Я его не вижу в темноте. Только слышу, как он возится в коридоре, снимает плащ, ботинки, как натыкается на алюминиевый таз, стоящий под умывальником, и как таз долго, противно звенит.
— Нет, я не сплю.
— А что ты делаешь!
— Думаю.
— Ты большой русский мыслитель? Да?
Настроение у него хорошее. С чего бы это? Получил хорошее письмо от нее? Или просто так. Уже я не помню, когда у него в последний раз было хорошее настроение. И всегда так получается, что у нас все наоборот: ему хорошо — мне плохо.
Он входит в комнату, подходит к моей раскладушке, склоняется надо мной.
— Пацан, я по тебе соскучился, мы с тобой почти не видимся.
Я что-то бурчу в ответ. А сам думаю: раньше надо было по мне соскучиваться. Когда еще она была. А теперь-то что!
— Хочешь, зажжем коптилку, будем жить, а не спать. Все-таки праздник.
— Мне спать охота... Мне завтра в школу.
— А мне завтра в Большой театр? Ладно, дрыхни, маленький, скучный старичок.
Он в темноте стелет себе постель. Он это ловко делает в темноте. Привык приходить, когда я сплю.
— Ты Хайдера помнишь? — неожиданно говорю я.
— Да. Которого ты сюда приводил. Он еще в шахматы ничего играл.
— Да. У него семнадцатого апреля отца на фронте убили. Сегодня повестку получил.
— Жалко парня.
Отец ложится, долго устраивается, выбирая удобное место, кровать издает какой-то звонкий, жидкий звук.
Я вспоминаю белое лицо Хайдера, его неожиданный, страшный горловой крик «отца... отца», мне хочется забыть это, скорей уснуть, но я знаю: уснуть не удастся. И еще я вспоминаю то, что он не договорил: то, из-за чего я мог бы убить его. То, о чем я не думаю только потому, что не позволяю себе... То, о чем я никогда не спрошу отца.
Почему ты здесь, а не там? Я понимаю, ты нужен здесь, ты работаешь в госпитале, на тебе лица нет, ты проводишь там круглые сутки. Кроме того, ты ведешь занятия со студентами. Война войной, но студенты-то должны учиться, а то у страны не будет врачей. И мне хорошо, что ты здесь, а не там, что ты рядом.

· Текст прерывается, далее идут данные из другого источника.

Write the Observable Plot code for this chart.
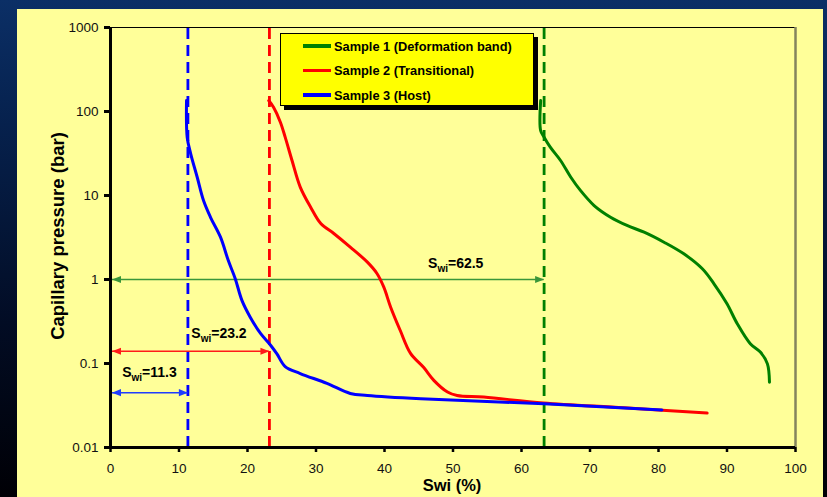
<!DOCTYPE html>
<html>
<head>
<meta charset="utf-8">
<script src="https://cdn.jsdelivr.net/npm/d3@7"></script>
<script src="https://cdn.jsdelivr.net/npm/@observablehq/plot@0.6"></script>
<style>
  html, body { margin: 0; padding: 0; }
  body {
    width: 827px; height: 497px; overflow: hidden; position: relative;
    background: linear-gradient(to bottom, #0b2f66 0%, #06214d 25%, #020c24 65%, #000005 100%);
    font-family: Arial, "Liberation Sans", sans-serif;
  }
  #panel { position: absolute; left: 17px; top: 9px; width: 806px; height: 488px; background: #ffff99; }
  #chart { position: absolute; left: 0; top: 0; }
  .ytitle { position: absolute; left: 58px; top: 236px; transform: translate(-50%, -50%) rotate(-90deg);
    font-weight: bold; font-size: 18.5px; white-space: nowrap; color: #000; }
  .xtitle { position: absolute; left: 452px; top: 485px; transform: translate(-50%, -50%);
    font-weight: bold; font-size: 16.5px; white-space: nowrap; color: #000; }
  #legend { position: absolute; left: 280px; top: 33px; width: 254px; height: 73px; background: #ffff00;
    border: 1.5px solid #000; box-shadow: 4px 4px 0 #000; box-sizing: border-box; }
  .lrow { position: absolute; left: 0; height: 16px; display: flex; align-items: center; }
  .lline { width: 28px; height: 3.5px; margin-left: 22px; margin-right: 3px; }
  .ltext { font-weight: bold; font-size: 12.8px; color: #000; white-space: nowrap; }
</style>
</head>
<body>
<div id="panel"></div>
<div id="chart"></div>
<div class="ytitle">Capillary pressure (bar)</div>
<div class="xtitle">Swi (%)</div>
<div id="legend"></div>
<script>
// ---- data ----
const seriesNames = ["Sample 1 (Deformation band)", "Sample 2 (Transitional)", "Sample 3 (Host)"];
const seriesColors = ["#008000", "#ff0000", "#0000ff"];

const sample1X = [62.8, 62.8, 63.3, 64.2, 65.7, 67.2, 68.6, 70.6, 73.0, 75.4, 77.9, 80.8, 83.7, 86.4, 88.1, 90.0, 91.5, 93.4, 94.9, 95.9, 96.2];
const sample1Y = [135, 59, 49.5, 37.6, 26.1, 16.5, 11.5, 7.6, 5.52, 4.40, 3.66, 2.78, 2.02, 1.34, 0.889, 0.514, 0.297, 0.172, 0.136, 0.099, 0.060];

const sample2X = [23.1, 23.8, 24.8, 25.5, 26.5, 27.7, 29.2, 30.7, 32.6, 35.0, 37.5, 38.9, 39.9, 40.9, 42.3, 43.8, 45.7, 47.2, 49.2, 50.6, 54.5, 63.2, 75.0, 87.1];
const sample2Y = [135, 112, 74.6, 49.5, 26.1, 12.6, 7.3, 4.64, 3.53, 2.43, 1.61, 1.18, 0.81, 0.468, 0.247, 0.132, 0.090, 0.063, 0.0457, 0.0416, 0.0398, 0.0339, 0.0297, 0.0257];

const sample3X = [11.1, 11.2, 11.7, 12.66, 13.58, 14.6, 16.06, 17.2, 18.2, 19.2, 20.4, 21.9, 23.4, 24.3, 25.5, 27.7, 31.6, 35.0, 37.5, 45.3, 63.3, 80.5];
const sample3Y = [135, 49, 31.6, 16.5, 8.7, 5.5, 3.19, 1.68, 1.03, 0.56, 0.356, 0.228, 0.164, 0.13, 0.092, 0.076, 0.058, 0.044, 0.0416, 0.038, 0.0331, 0.028];

// Swi markers (vertical dashed lines) and arrows
const swiValues = ["11.3", "23.2", "62.5"];
const swiLineX = [11.3, 23.2, 63.3];
const swiArrowY = [0.045, 0.14, 1.0];
const swiArrowColors = ["#1f3cff", "#ff1a1a", "#3a963a"];
const swiLineColors = ["#0000ff", "#ff0000", "#008000"];
const swiLabelX = [1.7, 11.8, 50.4];
const swiLabelY = [0.078, 0.228, 1.55];
const swiLabelAnchor = ["start", "start", "middle"];

const xTicks = [0, 10, 20, 30, 40, 50, 60, 70, 80, 90, 100];
const xTickLabels = ["0", "10", "20", "30", "40", "50", "60", "70", "80", "90", "100"];
const yTicks = [0.01, 0.1, 1, 10, 100, 1000];
const yTickLabels = ["0.01", "0.1", "1", "10", "100", "1000"];

// ---- tables ----
const curves = [];
[[sample1X, sample1Y], [sample2X, sample2Y], [sample3X, sample3Y]].forEach(([xs, ys], k) => {
  xs.forEach((x, i) => curves.push({series: seriesNames[k], x, y: ys[i]}));
});
const swi = swiValues.map((v, i) => ({
  label: "Swi=" + v, lineX: swiLineX[i], arrowY: swiArrowY[i],
  color: swiArrowColors[i], lineColor: swiLineColors[i],
  lx: swiLabelX[i], ly: swiLabelY[i], anchor: swiLabelAnchor[i]
}));

const headLeft = { draw(ctx) { ctx.moveTo(0, 0); ctx.lineTo(9, -3.6); ctx.lineTo(9, 3.6); ctx.closePath(); } };
const headRight = { draw(ctx) { ctx.moveTo(0, 0); ctx.lineTo(-9, -3.6); ctx.lineTo(-9, 3.6); ctx.closePath(); } };

const plot = Plot.plot({
  width: 827, height: 497,
  marginLeft: 110, marginRight: 32, marginTop: 27, marginBottom: 50,
  style: { background: "transparent", fontFamily: "Arial, 'Liberation Sans', sans-serif", color: "#000" },
  x: { domain: [0, 100] },
  y: { type: "log", domain: [0.01, 1000] },
  color: { domain: seriesNames, range: seriesColors },
  marks: [
    // frame
    Plot.ruleY([1000], { stroke: "#000", strokeWidth: 1 }),
    Plot.ruleX([100], { stroke: "#85855e", strokeWidth: 2.5 }),
    // dashed Swi lines
    Plot.ruleX(swi, { x: "lineX", y1: 0.01, y2: 1000, stroke: "lineColor", strokeWidth: 2.8, strokeDasharray: "11,6" }),
    // arrows
    Plot.ruleY(swi, { y: "arrowY", x1: 0, x2: "lineX", stroke: "color", strokeWidth: 1.5 }),
    Plot.dot(swi, { x: () => 0, y: "arrowY", symbol: headLeft, fill: "color", stroke: "none", dx: 1.5 }),
    Plot.dot(swi, { x: "lineX", y: "arrowY", symbol: headRight, fill: "color", stroke: "none" }),
    // curves
    Plot.line(curves, { x: "x", y: "y", z: "series", stroke: "series", strokeWidth: 3, strokeLinejoin: "round", curve: "catmull-rom" }),
    // labels
    Plot.text(swi.filter(d => d.anchor === "start"), { x: "lx", y: "ly", text: "label", textAnchor: "start", fontSize: 14, fontWeight: "bold", fill: "#000" }),
    Plot.text(swi.filter(d => d.anchor === "middle"), { x: "lx", y: "ly", text: "label", textAnchor: "middle", fontSize: 14, fontWeight: "bold", fill: "#000" }),
    // axes
    Plot.axisY(yTicks, { tickSize: 6, tickPadding: 6, fontSize: 13.5, strokeWidth: 3, stroke: "#000", fill: "#111",
      tickFormat: d => yTickLabels[yTicks.indexOf(d)], label: null }),
    Plot.axisX(xTicks, { tickSize: 5, tickPadding: 11, fontSize: 13.5, strokeWidth: 2.5, stroke: "#000", fill: "#111",
      tickFormat: d => xTickLabels[xTicks.indexOf(d)], label: null }),
    Plot.ruleX([0], { stroke: "#000", strokeWidth: 3 }),
    Plot.ruleY([0.01], { stroke: "#000", strokeWidth: 3 })
  ]
});

// subscripts for S_wi labels
plot.querySelectorAll("text").forEach(t => {
  const s = t.textContent;
  if (s.startsWith("Swi=")) {
    t.textContent = "";
    const ns = "http://www.w3.org/2000/svg";
    const a = document.createElementNS(ns, "tspan"); a.textContent = "S";
    const b = document.createElementNS(ns, "tspan"); b.textContent = "wi";
    b.setAttribute("font-size", "10"); b.setAttribute("dy", "4");
    const c = document.createElementNS(ns, "tspan"); c.textContent = s.slice(3);
    c.setAttribute("dy", "-4");
    t.append(a, b, c);
  }
});
document.getElementById("chart").appendChild(plot);

// legend
const leg = document.getElementById("legend");
const rowTops = [4, 28.5, 53];
seriesNames.forEach((n, i) => {
  const row = document.createElement("div");
  row.className = "lrow"; row.style.top = rowTops[i] + "px";
  row.innerHTML = `<div class="lline" style="background:${seriesColors[i]}"></div><div class="ltext">${n}</div>`;
  leg.appendChild(row);
});
</script>
</body>
</html>
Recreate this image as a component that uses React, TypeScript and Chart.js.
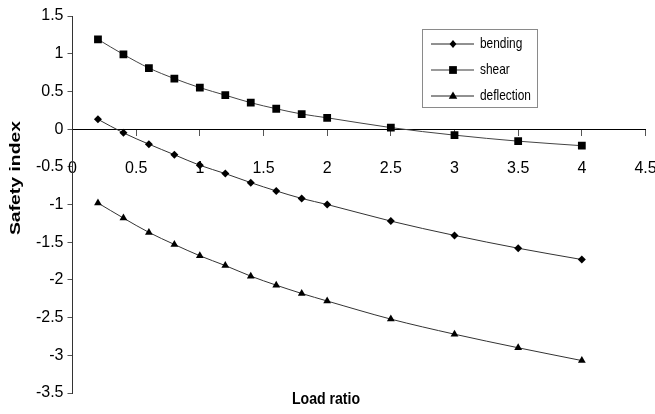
import React, { useEffect, useRef } from "react";
import { Chart, registerables } from "chart.js";

Chart.register(...registerables);

const loadRatio = [0.2, 0.4, 0.6, 0.8, 1.0, 1.2, 1.4, 1.6, 1.8, 2.0, 2.5, 3.0, 3.5, 4.0];
const bending = [0.13, -0.05, -0.2, -0.34, -0.48, -0.59, -0.71, -0.82, -0.92, -1.0, -1.22, -1.41, -1.58, -1.73];
const shear = [1.19, 0.99, 0.81, 0.67, 0.55, 0.45, 0.35, 0.27, 0.2, 0.15, 0.02, -0.08, -0.16, -0.22];
const deflection = [-0.98, -1.18, -1.37, -1.53, -1.68, -1.81, -1.95, -2.07, -2.18, -2.28, -2.52, -2.72, -2.9, -3.07];

const seriesNames = ["bending", "shear", "deflection"];
const xTitle = "Load ratio";
const yTitle = "Safety index";

const FONT = "'Liberation Sans', Arial, sans-serif";

function drawMarker(ctx: CanvasRenderingContext2D, style: string, x: number, y: number, r: number) {
  ctx.beginPath();
  if (style === "rectRot") {
    ctx.moveTo(x, y - r);
    ctx.lineTo(x + r * 0.85, y);
    ctx.lineTo(x, y + r);
    ctx.lineTo(x - r * 0.85, y);
    ctx.closePath();
  } else if (style === "rect") {
    const s = r * Math.SQRT1_2;
    ctx.rect(x - s, y - s, 2 * s, 2 * s);
  } else {
    ctx.moveTo(x, y - r);
    ctx.lineTo(x + r * 0.95, y + r * 0.6);
    ctx.lineTo(x - r * 0.95, y + r * 0.6);
    ctx.closePath();
  }
  ctx.fillStyle = "#000";
  ctx.fill();
}

const overlay = {
  id: "overlay",
  afterDraw(chart: any) {
    const ctx = chart.ctx as CanvasRenderingContext2D;
    ctx.save();
    // Legend box
    ctx.strokeStyle = "#8a8a8a";
    ctx.lineWidth = 1;
    ctx.strokeRect(422.5, 29.5, 115, 78);
    const rows = [44, 70, 96];
    const styles = ["rectRot", "rect", "triangle"];
    const lineColors = ["#222", "#9a9a9a", "#222"];
    const lineWidths = [1, 2, 1];
    const radii = [4, 5.5, 4.5];
    rows.forEach((ry, i) => {
      ctx.strokeStyle = lineColors[i];
      ctx.lineWidth = lineWidths[i];
      ctx.beginPath();
      ctx.moveTo(431, ry);
      ctx.lineTo(474, ry);
      ctx.stroke();
      drawMarker(ctx, styles[i], 453, ry, radii[i]);
      ctx.save();
      ctx.translate(480, ry);
      ctx.scale(0.82, 1);
      ctx.fillStyle = "#000";
      ctx.font = `14.5px ${FONT}`;
      ctx.textAlign = "left";
      ctx.textBaseline = "middle";
      ctx.fillText(seriesNames[i], 0, 0);
      ctx.restore();
    });
    // Axis titles
    ctx.save();
    ctx.fillStyle = "#000";
    ctx.font = `bold 17px ${FONT}`;
    ctx.textAlign = "center";
    ctx.textBaseline = "middle";
    ctx.translate(326, 399);
    ctx.scale(0.83, 1);
    ctx.fillText(xTitle, 0, 0);
    ctx.restore();

    ctx.save();
    ctx.fillStyle = "#000";
    ctx.textAlign = "center";
    ctx.textBaseline = "middle";
    ctx.translate(16, 178);
    ctx.rotate(-Math.PI / 2);
    ctx.scale(1.25, 1);
    ctx.font = `bold 15.5px ${FONT}`;
    ctx.fillText(yTitle, 0, 0);
    ctx.restore();
    ctx.restore();
  },
};

const fmt = (v: any) => String(Math.round(Number(v) * 10) / 10);

export default function App() {
  const ref = useRef<HTMLCanvasElement>(null);
  useEffect(() => {
    document.body.style.margin = "0";
    const mk = (vals: number[]) => loadRatio.map((x, i) => ({ x, y: vals[i] }));
    const common = {
      borderColor: "#333",
      borderWidth: 1,
      pointBackgroundColor: "#000",
      pointBorderColor: "#000",
      pointBorderWidth: 0,
      cubicInterpolationMode: "monotone" as const,
      fill: false,
    };
    const chart = new Chart(ref.current!, {
      type: "line",
      data: {
        datasets: [
          { ...common, label: seriesNames[0], data: mk(bending), pointStyle: "rectRot", pointRadius: 4 },
          { ...common, label: seriesNames[1], data: mk(shear), pointStyle: "rect", pointRadius: 5.5, borderColor: "#444" },
          { ...common, label: seriesNames[2], data: mk(deflection), pointStyle: "triangle", pointRadius: 4.5 },
        ],
      },
      plugins: [overlay],
      options: {
        animation: false,
        responsive: false,
        devicePixelRatio: 1,
        layout: { padding: { top: 16, bottom: 21, left: 0, right: 9.5 } },
        plugins: { legend: { display: false }, tooltip: { enabled: false } },
        scales: {
          x: {
            type: "linear",
            position: { y: 0 } as any,
            min: 0,
            max: 4.5,
            ticks: { stepSize: 0.5, color: "#000", padding: 24, font: { family: FONT, size: 16 }, callback: fmt },
            grid: { display: true, drawOnChartArea: false, drawTicks: true, tickLength: 6, color: "#555" },
            border: { display: true, color: "#000", width: 1 },
            afterFit: (s: any) => {
              s.paddingRight = 0;
              s.paddingLeft = 0;
            },
          },
          y: {
            type: "linear",
            min: -3.5,
            max: 1.5,
            ticks: { stepSize: 0.5, color: "#000", padding: 4, font: { family: FONT, size: 16 }, callback: fmt },
            grid: { display: true, drawOnChartArea: false, drawTicks: true, tickLength: 5, color: "#555" },
            border: { display: true, color: "#333", width: 1 },
            afterFit: (s: any) => {
              s.width = 72.5;
            },
          },
        },
      },
    });
    return () => chart.destroy();
  }, []);
  return (
    <div style={{ width: 655, height: 414 }}>
      <canvas ref={ref} width={655} height={414} />
    </div>
  );
}
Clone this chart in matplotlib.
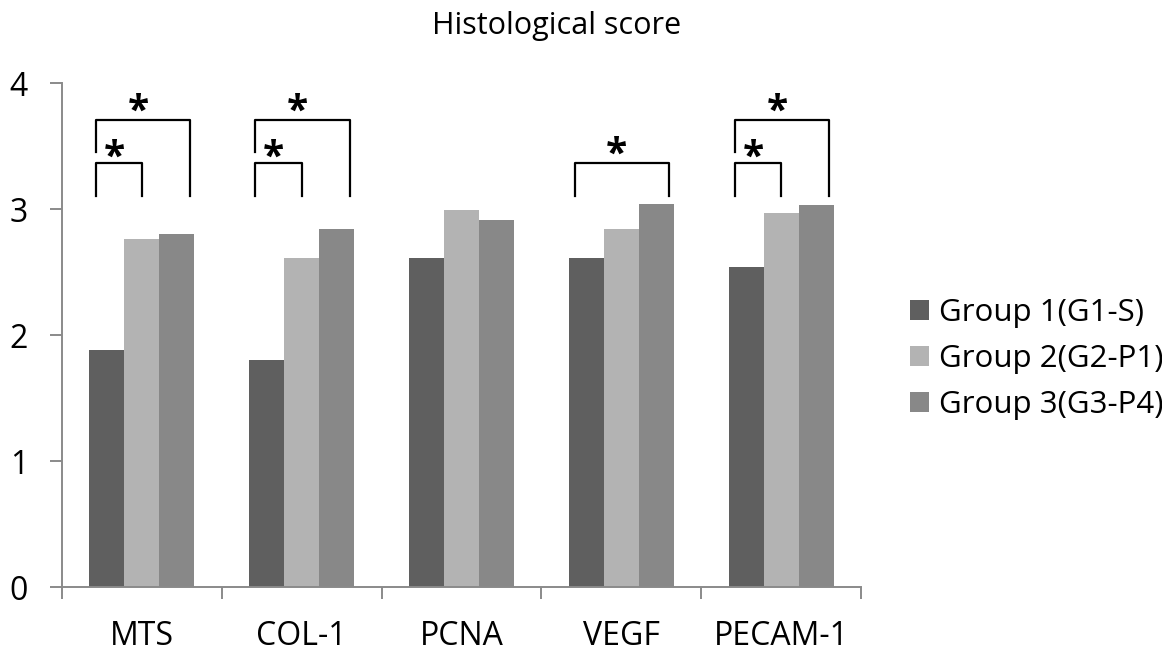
import numpy as np
import matplotlib
matplotlib.use("Agg")
import matplotlib.pyplot as plt

plt.rcParams['font.family'] = ['Open Sans', 'DejaVu Sans']

categories = ['MTS', 'COL-1', 'PCNA', 'VEGF', 'PECAM-1']
group_labels = ['Group 1(G1-S)', 'Group 2(G2-P1)', 'Group 3(G3-P4)']
g1 = [1.88, 1.80, 2.61, 2.61, 2.54]
g2 = [2.76, 2.61, 2.99, 2.84, 2.97]
g3 = [2.80, 2.84, 2.91, 3.04, 3.03]
colors = ['#5f5f5f', '#b3b3b3', '#888888']

# significance vs group 1: (category index, compared group index)
sig_pairs = [(0, 1), (0, 2), (1, 1), (1, 2), (3, 2), (4, 1), (4, 2)]

fig = plt.figure(figsize=(11.62, 6.55), dpi=100)
ax = fig.add_axes([62 / 1162, 1 - 587 / 655, 799 / 1162, 504 / 655])

width = 0.219
centers = np.arange(len(categories)) + 0.5
bars = []
for k, vals in enumerate([g1, g2, g3]):
    b = ax.bar(centers + (k - 1) * width, vals, width, color=colors[k],
               label=group_labels[k], linewidth=0)
    bars.append(b)

ax.set_xlim(0, len(categories))
ax.set_ylim(0, 4)
ax.set_yticks([0, 1, 2, 3, 4])
ax.set_xticks(np.arange(len(categories) + 1))
ax.set_xticklabels([])
ax.set_xticks(centers, minor=True)
ax.set_xticklabels(categories, minor=True, fontsize=23)
ax.tick_params(axis='x', which='minor', length=0, pad=24)
ax.tick_params(axis='x', which='major', length=8.5, width=1.4, color='#8a8a8a')
ax.tick_params(axis='y', length=8.5, width=1.4, color='#8a8a8a', labelsize=23, pad=16)
for s in ['top', 'right']:
    ax.spines[s].set_visible(False)
for s in ['left', 'bottom']:
    ax.spines[s].set_color('#8a8a8a')
    ax.spines[s].set_linewidth(1.4)

# significance brackets
leg_bottom = 3.105
low_y = 3.365
high_y = 3.705
left_off = -0.29
right_off = {1: 0.0, 2: 0.30}
star_shift = 0.214   # glyph centre sits this far above the text bottom
lw = 1.6
for ci, gi in sig_pairs:
    c = centers[ci]
    has_both = (ci, 1) in sig_pairs and (ci, 2) in sig_pairs
    xl = c + left_off
    xr = c + right_off[gi]
    if gi == 2 and has_both:
        ax.plot([xl, xl, xr, xr], [3.45, high_y, high_y, leg_bottom],
                color='black', lw=lw, clip_on=False)
        ax.text(c - 0.025, 3.825 - star_shift, '*', ha='center', va='bottom',
                fontsize=28, fontweight='bold', clip_on=False)
    elif gi == 1:
        ax.plot([xl, xl, xr, xr], [leg_bottom, low_y, low_y, leg_bottom],
                color='black', lw=lw, clip_on=False)
        ax.text(c - 0.175, 3.46 - star_shift, '*', ha='center', va='bottom',
                fontsize=28, fontweight='bold', clip_on=False)
    else:
        ax.plot([xl, xl, xr, xr], [leg_bottom, low_y, low_y, leg_bottom],
                color='black', lw=lw, clip_on=False)
        ax.text(c - 0.03, 3.49 - star_shift, '*', ha='center', va='bottom',
                fontsize=28, fontweight='bold', clip_on=False)

fig.text(557 / 1162, 1 - 26 / 655, 'Histological score', ha='center', va='center', fontsize=22)

fig.legend(handles=bars, labels=group_labels, loc='center left',
           bbox_to_anchor=(894 / 1162, 1 - 359 / 655), frameon=False, fontsize=22.5,
           borderpad=0, handlelength=0.61, handleheight=0.61, handletextpad=0.32,
           labelspacing=0.5)

fig.savefig('out.png', dpi=100)
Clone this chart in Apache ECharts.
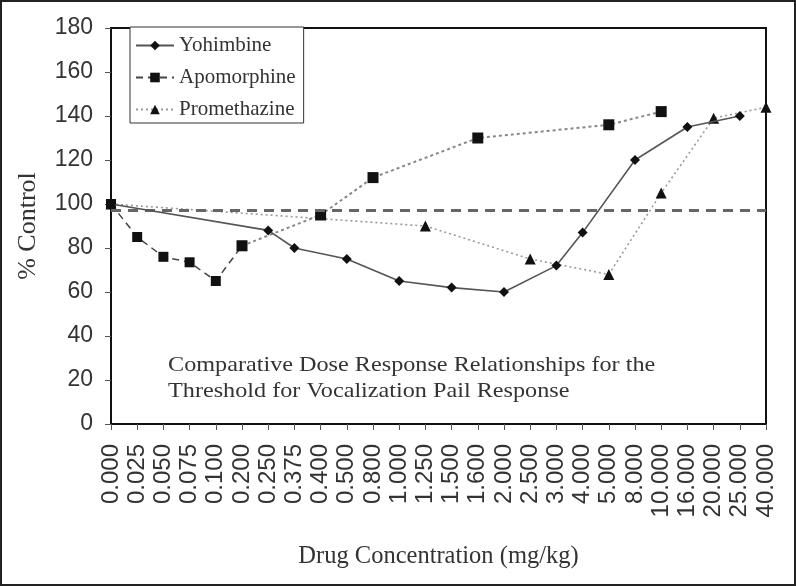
<!DOCTYPE html>
<html>
<head>
<meta charset="utf-8">
<script src="https://cdn.jsdelivr.net/npm/echarts@6/dist/echarts.min.js"></script>
<style>
html,body{margin:0;padding:0;background:#fff;}
#chart{width:796px;height:586px;}
</style>
</head>
<body>
<div id="chart"></div>
<script>
// Categories (drug concentration, mg/kg)
const categories = ['0.000','0.025','0.050','0.075','0.100','0.200','0.250','0.375','0.400','0.500','0.800','1.000','1.250','1.500','1.600','2.000','2.500','3.000','4.000','5.000','8.000','10.000','16.000','20.000','25.000','40.000'];

// % Control values (null = not measured at that concentration)
const yohimbine    = [100,null,null,null,null,null,88,80,null,75,null,65,null,62,null,60,null,72,87,null,120,null,135,null,140,null];
const apomorphineLow  = [100,85,76,73.5,65,81,null,null,null,null,null,null,null,null,null,null,null,null,null,null,null,null,null,null,null,null];
const apomorphineHigh = [null,null,null,null,null,81,null,null,95,null,112,null,null,null,130,null,null,null,null,136,null,142,null,null,null,null];
const promethazine = [100,null,null,null,null,null,null,null,null,null,null,null,90,null,null,null,75,null,null,68,null,105,null,139,null,144];
const controlLevel = 97;

const yTicks = {min:0, max:180, interval:20};

const serif = '"Liberation Serif","Times New Roman",serif';
const sans = '"Liberation Sans",Arial,sans-serif';

const chart = echarts.init(document.getElementById('chart'), null, {renderer:'canvas'});
chart.setOption({
  animation:false,
  backgroundColor:'#fff',
  grid:{left:111, top:28, width:655, height:396, show:true, borderColor:'#111', borderWidth:2, backgroundColor:'transparent'},
  legend:{
    data:['Yohimbine','Apomorphine','Promethazine'],
    orient:'vertical', left:130, top:27,
    padding:[8,8,3,5], itemGap:11,
    itemWidth:38, itemHeight:12,
    backgroundColor:'#fff', borderColor:'#333', borderWidth:1,
    textStyle:{fontFamily:serif, fontSize:21, color:'#333', padding:[0,0,0,0]}
  },
  xAxis:{
    type:'category', data:categories, boundaryGap:false,
    name:'Drug Concentration (mg/kg)', nameLocation:'middle', nameGap:120,
    nameTextStyle:{fontFamily:serif, fontSize:24.5, color:'#333'},
    axisLine:{lineStyle:{color:'#111', width:2}},
    axisTick:{show:true, inside:false, length:6, interval:0, lineStyle:{color:'#555', width:1}},
    axisLabel:{rotate:90, interval:0, margin:20, fontFamily:sans, fontSize:24, color:'#333'},
    splitLine:{show:false}
  },
  yAxis:{
    type:'value', min:yTicks.min, max:yTicks.max, interval:yTicks.interval,
    name:'% Control', nameLocation:'middle', nameGap:70,
    nameTextStyle:{fontFamily:serif, fontSize:26, color:'#333'},
    axisLine:{show:true, lineStyle:{color:'#111', width:2}},
    axisTick:{show:true, inside:false, length:6, lineStyle:{color:'#555', width:1}},
    axisLabel:{margin:18, fontFamily:sans, fontSize:23, color:'#333'},
    splitLine:{show:false}
  },
  graphic:[
    {type:'text', x:168, y:352, scaleX:1.1, silent:true,
     style:{x:0, y:0, text:'Comparative Dose Response Relationships for the\nThreshold for Vocalization Pail Response',
            font:'22px ' + serif, fill:'#333', lineHeight:26, align:'left', verticalAlign:'top'}},
    {type:'rect', silent:true, z:100, shape:{x:1,y:1,width:794,height:584},
     style:{fill:'none', stroke:'#222', lineWidth:2}}
  ],
  series:[
    {name:'Yohimbine', type:'line', data:yohimbine, connectNulls:true,
     symbol:'diamond', symbolSize:10, itemStyle:{color:'#111'},
     lineStyle:{color:'#555', width:1.6, type:'solid'}, z:5,
     markLine:{silent:true, symbol:'none', label:{show:false},
       lineStyle:{color:'#666', width:3, type:[10,7]},
       data:[{yAxis:controlLevel}]}},
    {name:'Apomorphine', type:'line', data:apomorphineLow, connectNulls:true,
     symbol:'rect', symbolSize:10, itemStyle:{color:'#111'},
     lineStyle:{color:'#444', width:1.5, type:[7,5]}, z:4},
    {name:'Apomorphine (high dose)', type:'line', data:apomorphineHigh, connectNulls:true,
     symbol:'rect', symbolSize:11, itemStyle:{color:'#111'},
     lineStyle:{color:'#888', width:2, type:[3,3]}, z:4},
    {name:'Promethazine', type:'line', data:promethazine, connectNulls:true,
     symbol:'triangle', symbolSize:11, itemStyle:{color:'#111'},
     lineStyle:{color:'#999', width:1.6, type:[2,3]}, z:3}
  ]
});
</script>
</body>
</html>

Но я не хочу, чтобы Хайдер, чтобы я сам так мог подумать о тебе. Поэтому я спрашиваю тебя: почему ты не на фронте? Я спрашиваю тебя мысленно. У меня нет сил спросить тебя вслух. Я не имею права спросить тебя вслух. Если бы я не верил тебе, если б я не знал, какой ты, я просто подошел бы к тебе и сказал: отец, почему ты не на фронте?
— Что ты там бормочешь?
— Так.
— Ты спи.. Конечно, жалко этого мальчика. Всех этих мальчиков жалко. Понимаешь, каждый день тысячи мальчиков получают эти извещения.